セルは誤算だった──。東芝が長崎県にあるシステムLSIの製造設備をソニーへ売却することを受け、
東芝幹部は思わずこう漏らした。東芝は長崎で、「セル」をはじめとしたゲーム機器やデジタル家電に
組み込まれるシステムLSIを生産していた。そのシステムLSI事業は2010 年5月に発表した中期経営
計画でも収益力強化が課題として挙げられた事業だった。今回、その課題事業に大ナタを振るった。
製造設備をソニーへ売却してセルの生産から撤退し、今後、最先端のシステムLSIは生産を韓国サム
スン電子などに委託し、東芝は開発に注力する。セルとはソニーと米IBM、東芝が共同開発した高性能
半導体。08年3月、東芝は長崎県の製造設備をソニーから900億円で買収し、セルの量産を開始した。

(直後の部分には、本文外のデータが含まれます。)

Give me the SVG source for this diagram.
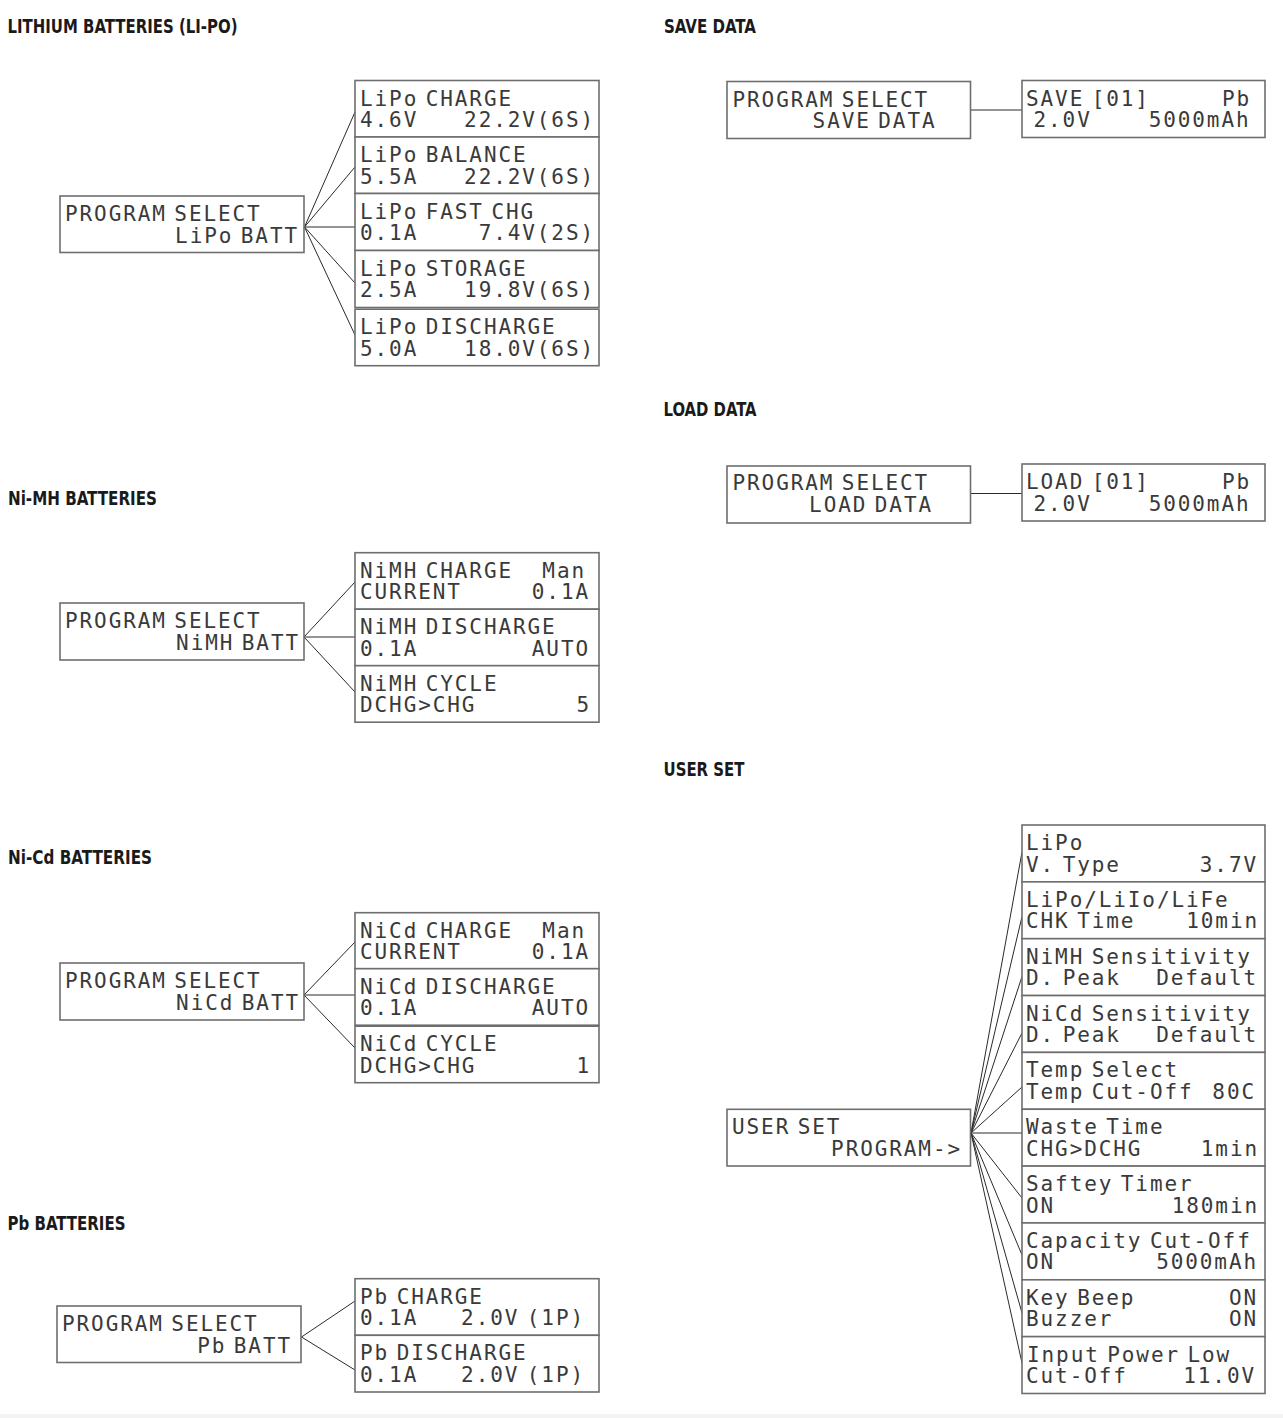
<svg xmlns="http://www.w3.org/2000/svg" width="1283" height="1418" viewBox="0 0 1283 1418">
<style>
.box{fill:#fff;stroke:#6e6e6e;stroke-width:1.6}
.lcd{font-family:"DejaVu Sans Mono","Liberation Mono",monospace;font-size:21px;fill:#3a3a3a;letter-spacing:1.9px;word-spacing:-7px}
.r{text-anchor:end}
.h{font-family:"Liberation Sans Narrow","DejaVu Sans Condensed","Liberation Sans",sans-serif;font-weight:bold;font-size:19.5px;fill:#1a1a1a}
.conn line{stroke:#2a2a2a;stroke-width:1}
</style>
<rect x="0" y="0" width="1283" height="1418" fill="#fff"/>
<rect x="0" y="1414" width="1283" height="4" fill="#f3f3f3"/>

<!-- Headings -->
<g id="headings">
<text class="h" x="7.5" y="32.5" textLength="230" lengthAdjust="spacingAndGlyphs">LITHIUM BATTERIES (LI-PO)</text>
<text class="h" x="664" y="32.5" textLength="92" lengthAdjust="spacingAndGlyphs">SAVE DATA</text>
<text class="h" x="663.5" y="415.5" textLength="93" lengthAdjust="spacingAndGlyphs">LOAD DATA</text>
<text class="h" x="8" y="504.5" textLength="149" lengthAdjust="spacingAndGlyphs">Ni-MH BATTERIES</text>
<text class="h" x="663.5" y="775.5" textLength="81" lengthAdjust="spacingAndGlyphs">USER SET</text>
<text class="h" x="8" y="863.5" textLength="144" lengthAdjust="spacingAndGlyphs">Ni-Cd BATTERIES</text>
<text class="h" x="7.5" y="1229.5" textLength="118" lengthAdjust="spacingAndGlyphs">Pb BATTERIES</text>
</g>

<!-- Connectors -->
<g id="connectors" class="conn">
<line x1="304.5" y1="227" x2="355" y2="112"/>
<line x1="304.5" y1="227" x2="355" y2="167"/>
<line x1="304.5" y1="227" x2="355" y2="227"/>
<line x1="304.5" y1="227" x2="355" y2="283"/>
<line x1="304.5" y1="227" x2="355" y2="335"/>

<line x1="304" y1="637" x2="355" y2="582"/>
<line x1="304" y1="637" x2="355" y2="637"/>
<line x1="304" y1="637" x2="355" y2="692"/>

<line x1="304" y1="995" x2="355" y2="942"/>
<line x1="304" y1="995" x2="355" y2="995"/>
<line x1="304" y1="995" x2="355" y2="1048"/>

<line x1="301.5" y1="1337" x2="355" y2="1301"/>
<line x1="301.5" y1="1337" x2="355" y2="1370"/>

<line x1="970.5" y1="110" x2="1022" y2="110"/>
<line x1="970.5" y1="493.5" x2="1022" y2="493.5"/>

<line x1="971" y1="1133" x2="1022" y2="852"/>
<line x1="971" y1="1133" x2="1022" y2="916.5"/>
<line x1="971" y1="1133" x2="1022" y2="976.5"/>
<line x1="971" y1="1133" x2="1022" y2="1033"/>
<line x1="971" y1="1133" x2="1022" y2="1087"/>
<line x1="971" y1="1133" x2="1022" y2="1133"/>
<line x1="971" y1="1133" x2="1022" y2="1198"/>
<line x1="971" y1="1133" x2="1022" y2="1255"/>
<line x1="971" y1="1133" x2="1022" y2="1313"/>
<line x1="971" y1="1133" x2="1022" y2="1363"/>
</g>

<!-- LiPo section -->
<g id="lipo-main"><rect class="box" x="60" y="196" width="244" height="56.5"/>
<text class="lcd" x="65" y="221">PROGRAM SELECT</text><text class="lcd r" x="299" y="242.5">LiPo BATT</text></g>
<g id="lipo-charge"><rect class="box" x="355" y="80.5" width="244" height="56.5"/>
<text class="lcd" x="360" y="105.5">LiPo CHARGE</text><text class="lcd" x="360" y="127">4.6V</text><text class="lcd r" x="595" y="127">22.2V(6S)</text></g>
<g id="lipo-balance"><rect class="box" x="355" y="137" width="244" height="56.5"/>
<text class="lcd" x="360" y="162">LiPo BALANCE</text><text class="lcd" x="360" y="183.5">5.5A</text><text class="lcd r" x="595" y="183.5">22.2V(6S)</text></g>
<g id="lipo-fast"><rect class="box" x="355" y="193.5" width="244" height="57"/>
<text class="lcd" x="360" y="218.5">LiPo FAST CHG</text><text class="lcd" x="360" y="240">0.1A</text><text class="lcd r" x="595" y="240">7.4V(2S)</text></g>
<g id="lipo-storage"><rect class="box" x="355" y="250.5" width="244" height="57"/>
<text class="lcd" x="360" y="275.5">LiPo STORAGE</text><text class="lcd" x="360" y="297">2.5A</text><text class="lcd r" x="595" y="297">19.8V(6S)</text></g>
<g id="lipo-discharge"><rect class="box" x="355" y="309.2" width="244" height="56.5"/>
<text class="lcd" x="360" y="334.2">LiPo DISCHARGE</text><text class="lcd" x="360" y="355.7">5.0A</text><text class="lcd r" x="595" y="355.7">18.0V(6S)</text></g>

<!-- NiMH section -->
<g id="nimh-main"><rect class="box" x="60" y="603" width="244" height="57"/>
<text class="lcd" x="65" y="628">PROGRAM SELECT</text><text class="lcd r" x="300" y="649.5">NiMH BATT</text></g>
<g id="nimh-charge"><rect class="box" x="355" y="552.7" width="244" height="56.5"/>
<text class="lcd" x="360" y="577.7">NiMH CHARGE</text><text class="lcd r" x="586" y="577.7">Man</text><text class="lcd" x="360" y="599.2">CURRENT</text><text class="lcd r" x="590" y="599.2">0.1A</text></g>
<g id="nimh-discharge"><rect class="box" x="355" y="609.2" width="244" height="56.5"/>
<text class="lcd" x="360" y="634.2">NiMH DISCHARGE</text><text class="lcd" x="360" y="655.7">0.1A</text><text class="lcd r" x="590" y="655.7">AUTO</text></g>
<g id="nimh-cycle"><rect class="box" x="355" y="665.7" width="244" height="56.5"/>
<text class="lcd" x="360" y="690.7">NiMH CYCLE</text><text class="lcd" x="360" y="712.2">DCHG&gt;CHG</text><text class="lcd r" x="591" y="712.2">5</text></g>

<!-- NiCd section -->
<g id="nicd-main"><rect class="box" x="60" y="963" width="244" height="57"/>
<text class="lcd" x="65" y="988">PROGRAM SELECT</text><text class="lcd r" x="300" y="1009.5">NiCd BATT</text></g>
<g id="nicd-charge"><rect class="box" x="355" y="912.7" width="244" height="56"/>
<text class="lcd" x="360" y="937.7">NiCd CHARGE</text><text class="lcd r" x="586" y="937.7">Man</text><text class="lcd" x="360" y="959.2">CURRENT</text><text class="lcd r" x="590" y="959.2">0.1A</text></g>
<g id="nicd-discharge"><rect class="box" x="355" y="968.7" width="244" height="56.5"/>
<text class="lcd" x="360" y="993.7">NiCd DISCHARGE</text><text class="lcd" x="360" y="1015.2">0.1A</text><text class="lcd r" x="590" y="1015.2">AUTO</text></g>
<g id="nicd-cycle"><rect class="box" x="355" y="1026.2" width="244" height="56.5"/>
<text class="lcd" x="360" y="1051.2">NiCd CYCLE</text><text class="lcd" x="360" y="1072.7">DCHG&gt;CHG</text><text class="lcd r" x="591" y="1072.7">1</text></g>

<!-- Pb section -->
<g id="pb-main"><rect class="box" x="57" y="1306" width="244" height="56.5"/>
<text class="lcd" x="62" y="1331">PROGRAM SELECT</text><text class="lcd r" x="292" y="1352.5">Pb BATT</text></g>
<g id="pb-charge"><rect class="box" x="355" y="1278.7" width="244" height="56.6"/>
<text class="lcd" x="360" y="1303.7">Pb CHARGE</text><text class="lcd" x="360" y="1325.2">0.1A</text><text class="lcd r" x="585" y="1325.2">2.0V (1P)</text></g>
<g id="pb-discharge"><rect class="box" x="355" y="1335.3" width="244" height="56.7"/>
<text class="lcd" x="360" y="1360.3">Pb DISCHARGE</text><text class="lcd" x="360" y="1381.8">0.1A</text><text class="lcd r" x="585" y="1381.8">2.0V (1P)</text></g>

<!-- Save data -->
<g id="save-main"><rect class="box" x="727" y="81.5" width="243.5" height="57"/>
<text class="lcd" x="732.5" y="106.5">PROGRAM SELECT</text><text class="lcd r" x="936.5" y="128">SAVE DATA</text></g>
<g id="save-slot"><rect class="box" x="1022" y="80.5" width="243" height="57"/>
<text class="lcd" x="1026" y="105.5">SAVE [01]</text><text class="lcd r" x="1251" y="105.5">Pb</text><text class="lcd" x="1033.5" y="127">2.0V</text><text class="lcd r" x="1250.5" y="127">5000mAh</text></g>

<!-- Load data -->
<g id="load-main"><rect class="box" x="727" y="466" width="243.5" height="57"/>
<text class="lcd" x="732.5" y="490">PROGRAM SELECT</text><text class="lcd r" x="933" y="511.5">LOAD DATA</text></g>
<g id="load-slot"><rect class="box" x="1022" y="464" width="243" height="57"/>
<text class="lcd" x="1026" y="489">LOAD [01]</text><text class="lcd r" x="1251" y="489">Pb</text><text class="lcd" x="1033.5" y="510.5">2.0V</text><text class="lcd r" x="1250.5" y="510.5">5000mAh</text></g>

<!-- User set -->
<g id="user-main"><rect class="box" x="727" y="1109.3" width="243.5" height="56.7"/>
<text class="lcd" x="732" y="1134">USER SET</text><text class="lcd r" x="962" y="1155.5">PROGRAM-&gt;</text></g>
<g id="user-vtype"><rect class="box" x="1022" y="825" width="243" height="56.85"/>
<text class="lcd" x="1026" y="850">LiPo</text><text class="lcd" x="1026" y="871.5">V. Type</text><text class="lcd r" x="1258" y="871.5">3.7V</text></g>
<g id="user-chktime"><rect class="box" x="1022" y="881.85" width="243" height="56.85"/>
<text class="lcd" x="1026" y="906.85">LiPo/LiIo/LiFe</text><text class="lcd" x="1026" y="928.35">CHK Time</text><text class="lcd r" x="1259" y="928.35">10min</text></g>
<g id="user-nimh"><rect class="box" x="1022" y="938.7" width="243" height="56.85"/>
<text class="lcd" x="1026" y="963.7">NiMH Sensitivity</text><text class="lcd" x="1026" y="985.2">D. Peak</text><text class="lcd r" x="1258" y="985.2">Default</text></g>
<g id="user-nicd"><rect class="box" x="1022" y="995.55" width="243" height="56.85"/>
<text class="lcd" x="1026" y="1020.55">NiCd Sensitivity</text><text class="lcd" x="1026" y="1042.05">D. Peak</text><text class="lcd r" x="1258" y="1042.05">Default</text></g>
<g id="user-temp"><rect class="box" x="1022" y="1052.4" width="243" height="56.85"/>
<text class="lcd" x="1026" y="1077.4">Temp Select</text><text class="lcd" x="1026" y="1098.9">Temp Cut-Off</text><text class="lcd r" x="1256" y="1098.9">80C</text></g>
<g id="user-waste"><rect class="box" x="1022" y="1109.25" width="243" height="56.85"/>
<text class="lcd" x="1026" y="1134.25">Waste Time</text><text class="lcd" x="1026" y="1155.75">CHG&gt;DCHG</text><text class="lcd r" x="1259" y="1155.75">1min</text></g>
<g id="user-safety"><rect class="box" x="1022" y="1166.1" width="243" height="56.85"/>
<text class="lcd" x="1026" y="1191.1">Saftey Timer</text><text class="lcd" x="1026" y="1212.6">ON</text><text class="lcd r" x="1259" y="1212.6">180min</text></g>
<g id="user-capacity"><rect class="box" x="1022" y="1222.95" width="243" height="56.85"/>
<text class="lcd" x="1026" y="1247.95">Capacity Cut-Off</text><text class="lcd" x="1026" y="1269.45">ON</text><text class="lcd r" x="1258" y="1269.45">5000mAh</text></g>
<g id="user-beep"><rect class="box" x="1022" y="1279.8" width="243" height="56.85"/>
<text class="lcd" x="1026" y="1304.8">Key Beep</text><text class="lcd r" x="1258" y="1304.8">ON</text><text class="lcd" x="1026" y="1326.3">Buzzer</text><text class="lcd r" x="1258" y="1326.3">ON</text></g>
<g id="user-input"><rect class="box" x="1022" y="1336.65" width="243" height="56.85"/>
<text class="lcd" x="1027" y="1361.65">Input Power Low</text><text class="lcd" x="1026" y="1383.15">Cut-Off</text><text class="lcd r" x="1256" y="1383.15">11.0V</text></g>
</svg>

セルは一般的なパソコンと比較して10倍以上の演算速度があるほど高性能で、プレイステーション3
(PS3)を手始めに、多くのデジタル家電やさまざまな電子機器に導入されると踏んでいた。
しかし、セルはPS3や東芝の最高級液晶テレビ「セルレグザ」、ソニー製の放送用機器以外に目立った搭載実績は
上げられなかった。加えて、ソニーから製造設備買収後間もなくリーマンショックによる景気減速で半導体の需要が急減。
セルに限らずシステムLSI事業は08年度と09年度は通期で赤字で、 10年度も通期での赤字が確実な状況だ。
そのなかでソニーへ再び製造設備を売り戻すという今回の決定は、「賢明な判断」
(松橋郁夫・ゴールドマン・サックス証券投資調査部ヴァイス・プレジデント)だ。
「生産委託をすることで、稼働率の変動から赤字を出すようなリスクから解放される」(同)。